As expected, professional, especially digital, artists were in an uproar. If an amateur AI artist can write, ‘In the style of …’ plus any famous artist’s name and create artwork comparable to the original, then what foothold will professionals who have worked hard to express themselves have in society?


Furthermore, these new pieces of software can be used unethically. For example, the development of related deepfakes has been used to nonconsensually humiliate and harass women, and even more disgustingly, children, with indecent material. In response to this, the release of new software is often in stages. Blocks against words such as “preteen” and “teenager” have been put in place, as well as ToS’s generally prohibiting images of sex, violence, and public figures. The use of photorealistic faces is also frequently debated (“AI Can Now Create”).
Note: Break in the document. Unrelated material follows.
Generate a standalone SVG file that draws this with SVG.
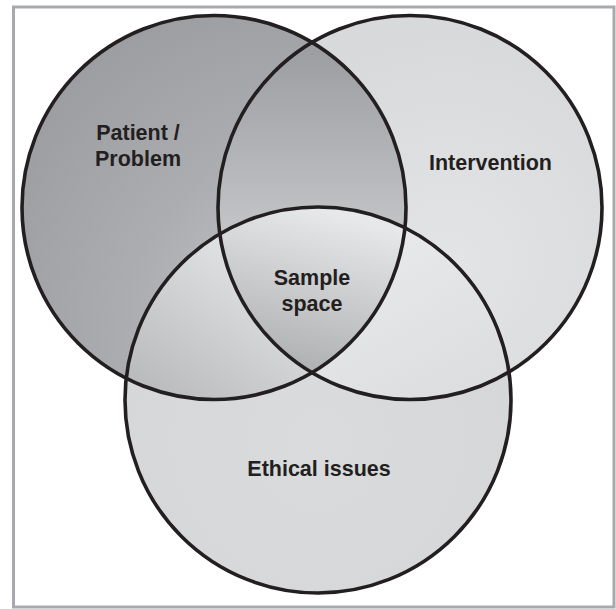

We have developed an arsenal of AI weapons designed to fake content: Art generation, deepfakes in posts, and even live superimposition (Corridor Crew). AI music, voice imitation, and text generation are capable of tricking Google researchers. And what’s more, it’s getting better, and better exponentially.



However, there is still one part of the human mind we can still reassure ourselves won’t be conquered by Artificial Intelligence. Or at least not yet. As fascinating and as frightening as AI art can be, there is often something that the machine fails to produce: it lacks originality. The google text generator that convinced a google researcher it was sentient? It’s called LaMDA, and all it did was pass the Turing test by imitating through pattern recognition (“The Google Engineer”). The same goes for AI art; all it does is try to match existing works. This isn’t to say that there will never be an original machine mind, but to get to that point there have to come at least a few seminal papers in AI research. By the current rate of improvement, that could come in only a couple of years.


Right now there is an arms race in AI research, and just like the nuclear one decades ago, it’s leading us to a revolutionary territory, drastically altering the way the world works. Yes, it’s dangerous, unknown, and urges ethical premises to be rewritten. But a step into the unknown is a step into the future, and this is a rather exciting prospect, isn’t it?